AIM
From the entries below, print exactly the span beginning with the line holding "Give me the Plotly source for this chart." and ending with the line holding "import plotly.graph_objects as go", endpoints included, and skip any pictures.

-- Start DATA TO USE --

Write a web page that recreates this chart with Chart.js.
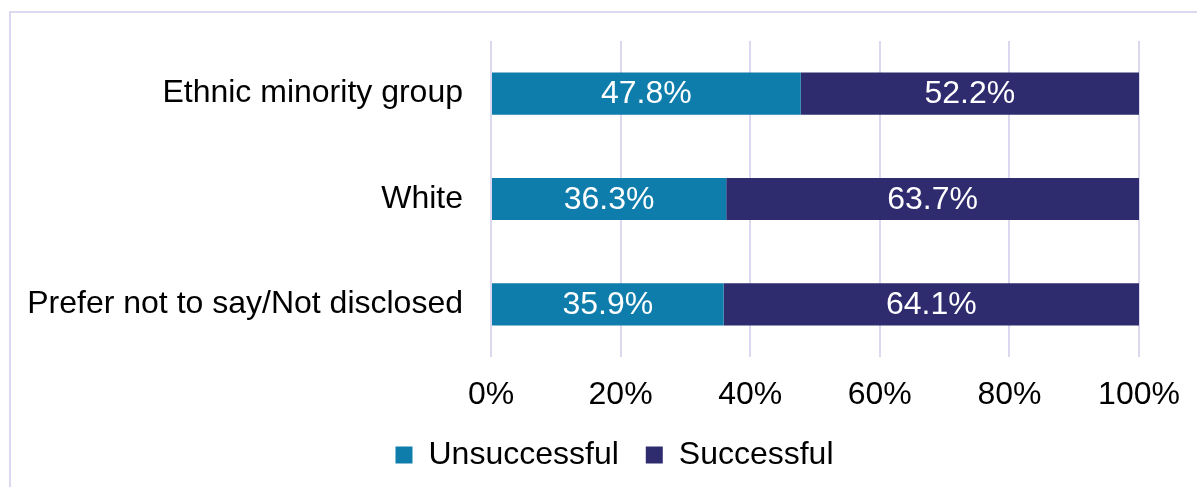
<!DOCTYPE html>
<html>
<head>
<meta charset="utf-8">
<script src="https://cdn.jsdelivr.net/npm/chart.js@4"></script>
<style>
  body { margin: 0; background: #fff; }
  #wrap { position: relative; width: 1197px; height: 487px; overflow: hidden; }
  #frame { position: absolute; left: 9px; top: 11px; width: 1300px; height: 600px; border: 2px solid #dcd8f0; }
  #chart { position: absolute; left: 0; top: 0; }
</style>
</head>
<body>
<div id="wrap">
  <div id="frame"></div>
  <canvas id="chart" width="1197" height="487"></canvas>
</div>
<script>
const categorias = ['Ethnic minority group', 'White', 'Prefer not to say/Not disclosed']
const unsuccessful = [47.8, 36.3, 35.9]
const successful = [52.2, 63.7, 64.1]
const xTicks = [0, 20, 40, 60, 80, 100]

const fonte = 'Liberation Sans, Arial, sans-serif'

// rotulos brancos no meio de cada segmento
const rotulos = {
  id: 'rotulos',
  afterDatasetsDraw(chart) {
    const ctx = chart.ctx
    ctx.save()
    ctx.fillStyle = '#ffffff'
    ctx.font = '32px ' + fonte
    ctx.textAlign = 'center'
    ctx.textBaseline = 'middle'
    chart.data.datasets.forEach((ds, i) => {
      chart.getDatasetMeta(i).data.forEach((bar, j) => {
        const p = bar.getCenterPoint()
        ctx.fillText(ds.data[j].toFixed(1) + '%', p.x, p.y + 1)
      })
    })
    ctx.restore()
  }
}

// legenda centrada um pouco mais a direita, como no original
const moverLegenda = {
  id: 'moverLegenda',
  afterLayout(chart) { chart.legend.left = 90 }
}

const semPadding = (s) => { s.paddingTop = 0; s.paddingBottom = 0; s.paddingLeft = 0; s.paddingRight = 0 }

new Chart(document.getElementById('chart'), {
  type: 'bar',
  data: {
    labels: categorias,
    datasets: [
      { label: 'Unsuccessful', data: unsuccessful, backgroundColor: '#0e7dab' },
      { label: 'Successful', data: successful, backgroundColor: '#2f2b6f' }
    ]
  },
  options: {
    indexAxis: 'y',
    responsive: false,
    animation: false,
    layout: { padding: { top: 41, right: 58, bottom: 6, left: 0 } },
    datasets: { bar: { categoryPercentage: 1, barPercentage: 0.4 } },
    scales: {
      x: {
        stacked: true,
        min: 0,
        max: 100,
        afterBuildTicks: (s) => { s.ticks = xTicks.map(v => ({ value: v })) },
        afterFit: (s) => { s.height = 55; semPadding(s) },
        grid: { color: '#dcd8f0', lineWidth: 2, drawTicks: false },
        border: { display: false },
        ticks: { padding: 19, color: '#000', font: { size: 32, family: fonte }, callback: v => v + '%' }
      },
      y: {
        stacked: true,
        afterFit: (s) => { s.width = 491; semPadding(s) },
        grid: { display: false, drawTicks: false },
        border: { display: false },
        ticks: { padding: 28, color: '#000', font: { size: 32, family: fonte } }
      }
    },
    plugins: {
      tooltip: { enabled: false },
      legend: {
        position: 'bottom',
        labels: { boxWidth: 17, boxHeight: 17, padding: 27, color: '#000', font: { size: 32, family: fonte } }
      }
    }
  },
  plugins: [rotulos, moverLegenda]
})
</script>
</body>
</html>
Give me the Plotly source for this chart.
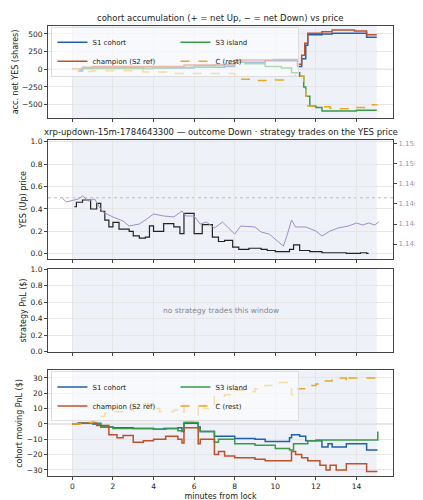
import plotly.graph_objects as go

# ---- panel 1: accumulated net YES shares ----
s1_t = [0,0.3,0.5,1,3.5,4,5.5,6,7,7.5,8,9.5,11.1,11.3,11.5,11.6,12.3,12.8,14.5,15]
s1_v = [0,-25,10,20,10,20,20,50,30,40,100,120,40,150,340,490,500,510,455,455]
ch_t = [0,0.5,1,5.5,7.5,8,9.9,11.1,11.3,11.45,11.6,12.3,12.8,13.9,14.5,15]
ch_v = [0,30,40,60,60,130,140,70,200,370,510,530,555,540,490,490]
s3_t = [0,0.5,3.5,4,5,7,7.5,8,8.5,9.5,10.3,10.8,11.2,11.4,11.5,11.7,12,12.3,14,15]
s3_v = [0,10,15,20,30,60,70,100,80,40,20,-50,-100,-250,-380,-520,-540,-590,-580,-580]
c_t = [0,0.3,1,3.5,5,7,8,9,10,10.7,11,11.2,11.4,11.5,11.6,12,12.7,13.2,14,14.5,15]
c_v = [0,-30,-20,-40,-60,-60,-140,-160,-150,-100,-50,-100,-250,-380,-520,-530,-550,-560,-540,-500,-490]

# ---- panel 2: YES price and XRP/USD ----
yes_t = [0.1,0.2,0.5,0.9,1.2,1.4,1.6,1.8,2,2.3,2.8,3.0,3.3,3.6,3.8,4,4.5,5,5.3,5.5,6,6.4,6.9,7.2,7.5,7.9,8.2,8.7,9.3,9.6,10.0,10.7,10.9,11.2,11.7,12.3,13.5,14.2,14.5,14.6]
yes_v = [0.42,0.46,0.48,0.40,0.45,0.38,0.30,0.24,0.28,0.22,0.20,0.16,0.14,0.15,0.25,0.20,0.27,0.24,0.18,0.36,0.18,0.26,0.15,0.11,0.12,0.06,0.04,0.05,0.04,0.03,0.02,0.04,0.08,0.03,0.02,0.01,0.005,0.01,0.005,0.005]
xrp_t = [-0.5,-0.3,0.3,0.5,0.8,1.1,1.3,1.5,2,2.5,2.8,3.3,3.6,4,4.5,5,5.4,5.6,6,6.3,6.6,7.0,7.4,8.0,8.3,9,9.3,9.7,10.1,10.4,10.6,10.8,11.0,11.5,12.0,12.3,12.7,13.1,13.6,14.0,14.3,14.6,14.9,15.1]
xrp_v = [1.1466,1.1462,1.1465,1.1468,1.1463,1.1465,1.1458,1.1452,1.1447,1.1443,1.1438,1.1440,1.1444,1.1450,1.1448,1.1447,1.1453,1.1448,1.1448,1.1440,1.1442,1.1436,1.1442,1.1430,1.1438,1.1437,1.1432,1.1430,1.1423,1.1418,1.1430,1.1444,1.1437,1.1437,1.1433,1.1428,1.1433,1.1436,1.1438,1.1441,1.1439,1.1441,1.1439,1.1442]
xrp_ticks = [1.142,1.144,1.146,1.148,1.150,1.152]
xrp_labels = ["1.142","1.144","1.146","1.148","1.150","1.152"]

# ---- panel 4: cohort moving PnL ----
p_s1_t = [0,0.3,1.0,1.4,2,3,4,4.5,5.2,5.4,5.5,6.2,6.3,7,8,9,9.5,10.7,10.8,11.2,11.5,12.3,12.6,12.8,13.5,14.5,15]
p_s1_v = [0,0.5,0,-2,-2.5,-3,-3.5,-3,-2.5,-5,0.5,-2,-5,-8,-9.5,-10,-11.5,-9,-7,-8,-11,-15,-13,-15,-13,-17,-17.5]
p_ch_t = [0,0.3,1.2,1.8,2.2,2.5,3,3.5,4,4.6,5.2,5.4,5.5,6.2,6.3,7,7.2,7.5,8,9,9.5,10.6,10.8,11,11.3,11.6,12.2,12.5,12.7,13,13.5,14.5,15]
p_ch_v = [0,0.5,-1,-7,-9,-7.5,-12,-11,-10,-8,-10,-12.5,-2.5,-13,-10,-20,-18,-21,-22,-23,-24,-24,-18,-20,-22,-24,-27,-30,-27,-30,-26,-31,-31.5]
p_s3_t = [0,0.3,1.4,2,4,4.6,5.2,5.5,6.2,6.3,7,7.2,8,9,10,10.7,10.9,11.6,12,15,15.05]
p_s3_v = [0,0.5,-2,-3,-3.5,-3,-4.5,1,-3,-5,-12,-10,-13,-14,-16,-17,-13,-11,-10.5,-10.5,-5]
p_c_t = [0,0.5,1,1.3,1.6,2,2.5,3,3.5,4,4.3,5,5.3,5.5,6.2,6.5,7,7.5,8,8.5,9,9.5,10,10.5,10.8,11.1,11.5,12,12.3,12.8,13.5,13.6,14,15]
p_c_v = [0,1,2,5,7,8,9,12,13,10,8,9,12,2,13,10,18,19,22,21,23,25,27,27,19,23,25,26,28,30,27,30,30,31]

x_ticks = [0,2,4,6,8,10,12,14]
BLUE, RED, GREEN, GOLD, PURPLE = "#2060b0", "#c0502a", "#3a9a48", "#e8a820", "#a08cc8"

fig = go.Figure()

def series(t, v, name, color, xa, ya, legend, dash="solid", show=True):
    fig.add_trace(go.Scatter(x=t, y=v, mode="lines", name=name, line=dict(color=color, width=1.5, dash=dash, shape="hv"),
                             xaxis=xa, yaxis=ya, legend=legend, showlegend=show))

for (t, v, n, c, d) in [(s1_t, s1_v, "S1 cohort", BLUE, "solid"), (s3_t, s3_v, "S3 island", GREEN, "solid"),
                        (ch_t, ch_v, "champion (S2 ref)", RED, "solid"), (c_t, c_v, "C (rest)", GOLD, "dash")]:
    series(t, v, n, c, "x", "y", "legend", d)

fig.add_trace(go.Scatter(x=xrp_t, y=xrp_v, mode="lines", line=dict(color=PURPLE, width=1), xaxis="x2", yaxis="y5", showlegend=False))
fig.add_trace(go.Scatter(x=yes_t, y=yes_v, mode="lines", line=dict(color="#222", width=1.2, shape="hv"), xaxis="x2", yaxis="y2", showlegend=False))

for (t, v, n, c, d) in [(p_s1_t, p_s1_v, "S1 cohort", BLUE, "solid"), (p_s3_t, p_s3_v, "S3 island", GREEN, "solid"),
                        (p_ch_t, p_ch_v, "champion (S2 ref)", RED, "solid"), (p_c_t, p_c_v, "C (rest)", GOLD, "dash")]:
    series(t, v, n, c, "x4", "y4", "legend2", d)

doms = {1: [0.784, 0.972], 2: [0.496, 0.74], 3: [0.308, 0.476], 4: [0.054, 0.27]}
ax = dict(showline=True, linecolor="#444", mirror=True, ticks="outside", ticklen=3, gridcolor="#e6e6e6",
          tickfont=dict(size=7.5), zeroline=False)
xr = [-1.2, 15.8]
for i in range(1, 5):
    k = "" if i == 1 else str(i)
    fig.layout["xaxis" + k] = go.layout.XAxis(ax, domain=[0, 1], range=xr, tickvals=x_ticks,
                                             showticklabels=(i == 4), anchor="y" + k)
fig.layout.xaxis4.title = dict(text="minutes from lock", font=dict(size=8), standoff=2)
fig.layout.yaxis = go.layout.YAxis(ax, domain=doms[1], range=[-690, 616], tickvals=[-500,-250,0,250,500],
                                   title=dict(text="acc. net YES (shares)", font=dict(size=8), standoff=2), anchor="x")
fig.layout.yaxis2 = go.layout.YAxis(ax, domain=doms[2], range=[-0.05, 1.018], tickvals=[0,0.2,0.4,0.6,0.8,1.0],
                                    tickformat=".1f", title=dict(text="YES (Up) price", font=dict(size=8), standoff=2), anchor="x2")
fig.layout.yaxis5 = dict(overlaying="y2", side="right", range=[1.14046, 1.15242], anchor="x2", showgrid=False,
                         tickmode="array", tickvals=xrp_ticks, ticktext=xrp_labels, ticks="outside", ticklen=3,
                         tickfont=dict(size=7, color=PURPLE), showline=True, linecolor="#444", zeroline=False,
                         title=dict(text="XRP/USD (strike dotted = YES 0.5)", font=dict(size=6.5, color=PURPLE), standoff=1))
fig.layout.yaxis3 = go.layout.YAxis(ax, domain=doms[3], range=[0, 1], tickvals=[0,0.2,0.4,0.6,0.8,1.0], tickformat=".1f",
                                    title=dict(text="strategy PnL ($)", font=dict(size=8), standoff=2), anchor="x3")
fig.layout.yaxis4 = go.layout.YAxis(ax, domain=doms[4], range=[-34.3, 34.9], tickvals=[-30,-20,-10,0,10,20,30],
                                    title=dict(text="cohort moving PnL ($)", font=dict(size=8), standoff=2), anchor="x4")

shapes = []
for i in range(1, 5):
    k = "" if i == 1 else str(i)
    shapes.append(dict(type="rect", xref="x" + k, yref="y" + k + " domain", x0=0, x1=15, y0=0, y1=1,
                       fillcolor="#eef1f8", line_width=0, layer="below"))
for k in ["", "4"]:
    shapes.append(dict(type="line", xref="x" + k + " domain", yref="y" + k, x0=0, x1=1, y0=0, y1=0,
                       line=dict(color="#c8c8c8", width=1), layer="below"))
shapes.append(dict(type="line", xref="x2 domain", yref="y2", x0=0, x1=1, y0=0.5, y1=0.5,
                   line=dict(color="#bbbbbb", width=1, dash="dot"), layer="below"))

annos = [
    dict(text="cohort accumulation (+ = net Up, − = net Down) vs price", x=0.5, y=0.974, xref="paper", yref="paper",
         xanchor="center", yanchor="bottom", showarrow=False, font=dict(size=8.5)),
    dict(text="xrp-updown-15m-1784643300 — outcome Down · strategy trades on the YES price", x=0.5, y=0.742,
         xref="paper", yref="paper", xanchor="center", yanchor="bottom", showarrow=False, font=dict(size=8.5)),
    dict(text="no strategy trades this window", x=0.5, y=0.5, xref="x3 domain", yref="y3 domain",
         showarrow=False, font=dict(size=7.5, color="#888")),
]

leg = dict(orientation="h", x=0.01, xanchor="left", yanchor="top", entrywidth=78, font=dict(size=7),
           bgcolor="rgba(255,255,255,0.6)", bordercolor="#ddd", borderwidth=1, tracegroupgap=0, itemwidth=30)
fig.update_layout(
    width=423, height=500, margin=dict(l=40, r=38, t=0, b=0),
    paper_bgcolor="white", plot_bgcolor="white",
    font=dict(family="DejaVu Sans", size=8, color="#222"),
    shapes=shapes, annotations=annos,
    legend=dict(leg, y=0.97), legend2=dict(leg, y=0.268),
)
fig.write_html("out.html")
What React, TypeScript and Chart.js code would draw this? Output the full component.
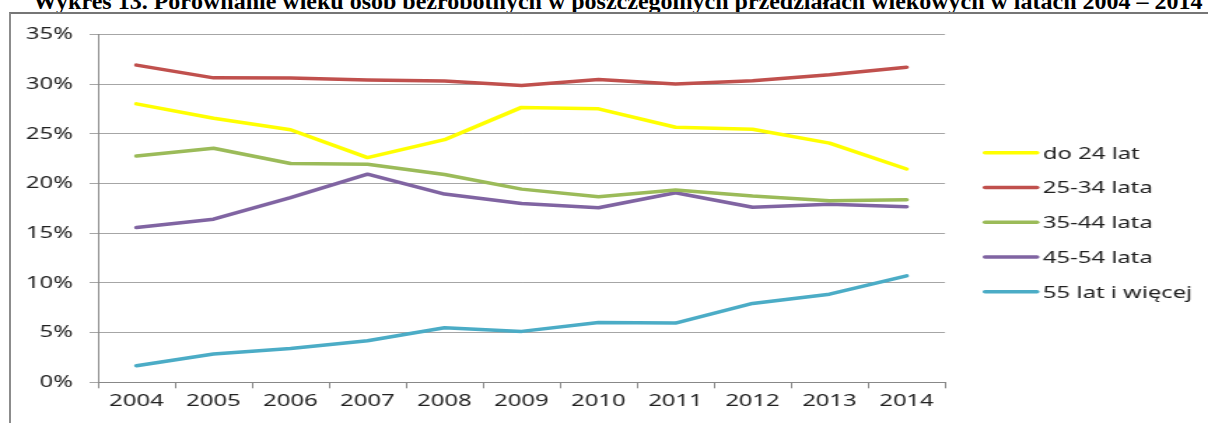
import React, { useEffect, useRef } from "react";
import { Chart, registerables } from "chart.js";

Chart.register(...registerables);

const years = ["2004", "2005", "2006", "2007", "2008", "2009", "2010", "2011", "2012", "2013", "2014"];
const seriesLabels = ["do 24 lat", "25-34 lata", "35-44 lata", "45-54 lata", "55 lat i więcej"];
const do24 = [28.0, 26.55, 25.4, 22.6, 24.4, 27.65, 27.5, 25.65, 25.45, 24.05, 21.45];
const age25_34 = [31.9, 30.62, 30.6, 30.4, 30.3, 29.86, 30.45, 30.0, 30.32, 30.93, 31.68];
const age35_44 = [22.76, 23.54, 22.0, 21.93, 20.9, 19.43, 18.66, 19.33, 18.73, 18.27, 18.36];
const age45_54 = [15.56, 16.4, 18.57, 20.93, 18.93, 17.99, 17.55, 19.07, 17.6, 17.9, 17.66];
const age55plus = [1.67, 2.84, 3.41, 4.18, 5.48, 5.12, 6.02, 5.96, 7.93, 8.86, 10.7];
const seriesColors = ["#FFFF00", "#C0504D", "#9BBB59", "#8064A2", "#4BACC6"];
const yMax = 35;
const yStep = 5;
const titleText =
  "Wykres 13. Porównanie wieku osób bezrobotnych w poszczególnych przedziałach wiekowych w latach 2004 – 2014";

const CSS_W = 1208;
const H = 423;
const INT_W = 863;
const K = CSS_W / INT_W;
const FONT = '"Noto Sans", "Open Sans", sans-serif';

const sideLegend = {
  id: "sideLegend",
  afterDraw(chart: any) {
    const ctx = chart.ctx;
    ctx.save();
    ctx.font = `17px ${FONT}`;
    ctx.textBaseline = "middle";
    ctx.textAlign = "left";
    chart.data.datasets.forEach((ds: any, i: number) => {
      const y = 152.7 + i * 34.75;
      ctx.strokeStyle = ds.borderColor;
      ctx.lineWidth = ds.borderWidth;
      ctx.lineCap = "round";
      ctx.beginPath();
      ctx.moveTo(985 / K, y);
      ctx.lineTo(1037 / K, y);
      ctx.stroke();
      ctx.fillStyle = "#222";
      ctx.fillText(ds.label, 1043 / K, y + 1);
    });
    ctx.restore();
  },
};

export default function App() {
  const ref = useRef<HTMLCanvasElement | null>(null);

  useEffect(() => {
    if (!ref.current) return;
    const series = [do24, age25_34, age35_44, age45_54, age55plus];
    const chart = new Chart(ref.current, {
      type: "line",
      data: {
        labels: years,
        datasets: series.map((d, i) => ({
          label: seriesLabels[i],
          data: d,
          borderColor: seriesColors[i],
          backgroundColor: seriesColors[i],
          borderWidth: 3.5,
          pointRadius: 0,
          tension: 0,
          fill: false,
          borderCapStyle: "round" as const,
          borderJoinStyle: "round" as const,
        })),
      },
      plugins: [sideLegend],
      options: {
        animation: false,
        responsive: false,
        devicePixelRatio: 1,
        events: [],
        layout: { padding: { top: 34.3, right: INT_W - 945 / K, bottom: 0, left: 0 } },
        plugins: {
          legend: { display: false },
          tooltip: { enabled: false },
          title: { display: false },
        },
        scales: {
          x: {
            type: "category",
            offset: true,
            grid: {
              offset: true,
              drawOnChartArea: false,
              drawTicks: true,
              tickLength: 6,
              color: "#888",
              lineWidth: 1,
            },
            border: { color: "#888", width: 1 },
            ticks: {
              color: "#222",
              font: { family: FONT, size: 17 },
              padding: 3,
              maxRotation: 0,
              autoSkip: false,
            },
            afterFit: (s: any) => {
              s.height = H - 382.3;
            },
          },
          y: {
            min: 0,
            max: yMax,
            ticks: {
              stepSize: yStep,
              color: "#222",
              font: { family: FONT, size: 17 },
              padding: 12,
              callback: (v: any) => `${v}%`,
            },
            grid: {
              color: "#a6a6a6",
              lineWidth: 1,
              drawTicks: true,
              tickLength: 6,
            },
            border: { color: "#888", width: 1 },
            afterFit: (s: any) => {
              s.width = 98 / K;
            },
          },
        },
      },
    });
    return () => chart.destroy();
  }, []);

  return (
    <div
      style={{
        position: "absolute",
        left: 0,
        top: 0,
        width: CSS_W,
        height: H,
        overflow: "hidden",
        background: "#fff",
      }}
    >
      <div
        style={{
          position: "absolute",
          left: 33,
          top: -11,
          whiteSpace: "nowrap",
          fontFamily: '"Liberation Serif", "Times New Roman", serif',
          fontWeight: "bold",
          fontSize: 24,
          lineHeight: "24px",
          color: "#000",
        }}
      >
        {titleText}
      </div>
      <div
        style={{
          position: "absolute",
          left: 9,
          top: 12,
          width: CSS_W - 9,
          height: H,
          borderTop: "2px solid #767676",
          borderLeft: "2px solid #8c8c8c",
          boxSizing: "border-box",
        }}
      />
      <canvas
        ref={ref}
        width={INT_W}
        height={H}
        style={{ position: "absolute", left: 0, top: 0, width: CSS_W, height: H }}
      />
    </div>
  );
}
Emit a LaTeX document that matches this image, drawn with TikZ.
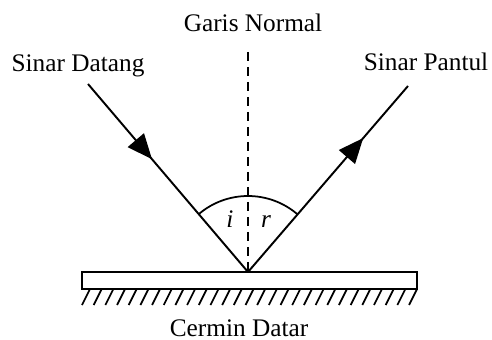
\documentclass[tikz,border=0pt]{standalone}
\usepackage{fontspec}
\setmainfont{Liberation Serif}
\usetikzlibrary{arrows.meta,decorations.markings}

\begin{document}
\begin{tikzpicture}[
    x=0.02cm, y=-0.02cm,
    caption/.style={font=\fontsize{14.4}{17}\selectfont, inner sep=0pt, anchor=base},
    ray/.style={line width=1.1pt, postaction={decorate},
        decoration={markings, mark=at position #1 with {\arrow{Triangle[length=0.5cm,width=0.42cm]}}}},
    normal/.style={line width=1.1pt, dash pattern=on 0.18cm off 0.12cm},
    mirror/.style={rectangle, draw=black, line width=1.1pt, minimum width=6.7cm, minimum height=0.34cm, inner sep=0pt},
    hatch/.style={line width=1pt},
    angle/.style={line width=1pt}
]
\useasboundingbox (0,0) rectangle (492,340);

% Mirror
\node[mirror] (mirror) at (249.5,280.5) {};
\foreach \k in {0,...,28}
    \draw[hatch] ({90+\k*11.68},289) -- ++(-8,16);

% Points of the rays
\coordinate (src) at (88,84);
\coordinate (hit) at (248,272);
\coordinate (out) at (408,86);
\coordinate (top) at (248,52);

% Normal line
\draw[normal] (top) -- (hit);

% Angles
\draw[angle] (hit) ++(49.3:-76) arc[start angle=49.3, end angle=130.7, radius=-76];
\node[caption] (i) at (230,228) {\textit{i}};
\node[caption] (r) at (266,228) {\textit{r}};

% Rays
\draw[ray=0.40] (src) -- (hit);
\draw[ray=0.72] (hit) -- (out);

% Labels
\node[caption] (datang) at (78,72) {Sinar Datang};
\node[caption] (normtext) at (253,32) {Garis Normal};
\node[caption] (pantul) at (426,71) {Sinar Pantul};
\node[caption] (cermin) at (239,336) {Cermin Datar};

\end{tikzpicture}
\end{document}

-- End DATA TO USE --

TASK RESULT
Give me the Plotly source for this chart.
import plotly.graph_objects as go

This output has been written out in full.